Genomics and proteomics approaches provide insight into protein functions and enable quantification of protein levels under different cellular conditions, but they are incapable of addressing when and where a protein is active3. Yet protein localization and protein function are intricately linked3,4. Moreover, compartmentalized signaling reactions may lead to different cellular phenotypes. Thus, imaging protein activity and the cellular cues that stimulate activity in living cells can provide an important complement to classical genomic and proteomic approaches.
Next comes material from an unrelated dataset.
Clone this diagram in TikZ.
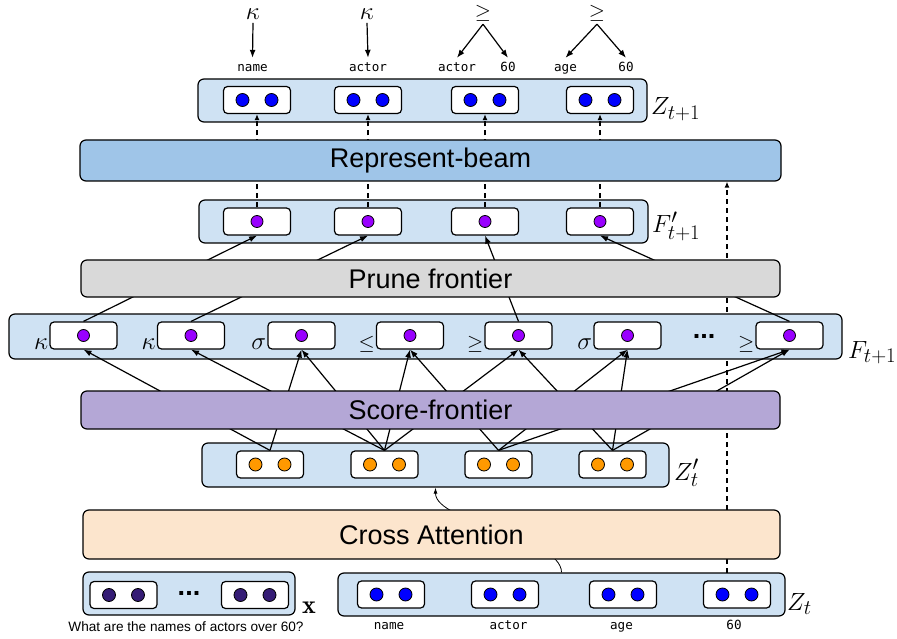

We are witnessing the rapid development of biosensors based on the green fluorescent protein (GFP) from the jellyfish Aequorea victoria, its siblings from other organisms and engineered variants of members of the GFP-family of proteins2. The advantage of genetically encoded fluorescent probes is that they enable the researcher to study a specific protein or cellular signal within the complex environment of the living cell3. This approach preserves the spatial and temporal control of protein function and signaling cascades. Thus, the researcher can assess when and where a protein is active in a cell, as well as identify how a stimulus influences the dynamics of signaling cues, which in turn dictate protein function3. Moreover, fluorescent probes can be easily incorporated into cells, tissues, and even organisms. Once these probes are loaded, they permit long-term imaging over days or longer (in the case of stable incorporation)3 and they very rarely cause photodynamic toxicity5.
From now on we refer to the entire class of Aequorea-derived fluorescent proteins as AFPs.